Richly illustrated with vintage adverts, maps, posters and architectural plans, and organized thematically, this anthology, edited by Jeffrey Hogrefe and Scott Ruff at the Pratt Institute in New York, is divided into three sections. The anthology is organized thematically, presenting African American space in a broad cultural context. The section “The Monument, Memorial, and Mundane,” explores the analytical methods of architects Scott Ruff, Yolande Daniels, Rodney Leon, Elizabeth Kennedy, Sara Caples and Everardo Jefferson, who have dedicated their studies and practices to examining spatial typologies related to the African diaspora. As architects working directly in the afterlife of slavery, conscious of spatial performances of opposition in relationship to architecture, they introduce their own interpretations of African American space from their personal experiences and a dedication to an aspect of practice that has been operating largely outside of the academy.

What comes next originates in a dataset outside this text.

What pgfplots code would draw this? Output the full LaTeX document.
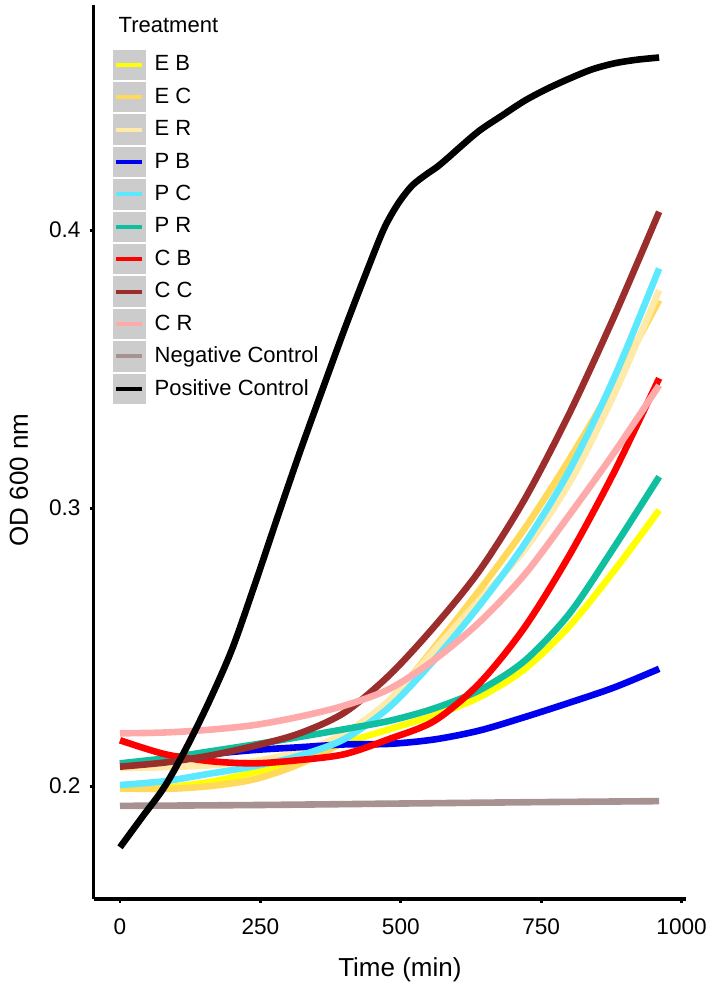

The section “Politics without a Proper Locus” contextualizes the development of African American space in everyday practices that arose in the antebellum period and beyond, among enslaved persons on plantations and the growing population of freed Africans in urban settlements in the North and South. The section title derives from Saidiya Hartman’s influential engagement with French theorist of space Henri Lefebvre in the classic 1997 book Scenes of Subjection. The authors present the everyday practices of “vernacular citizenship,” as characterized by Pratt Institute scholar Ann Holder, that emerged among the enslaved, the formerly enslaved and their allies in the years before and after Emancipation to cast a light on responses to the inevitable African American experience of hypervigilance. The oppositional performances of African Americans are at the foundation of a search for African American space—a space that is continually erased by the state apparatus.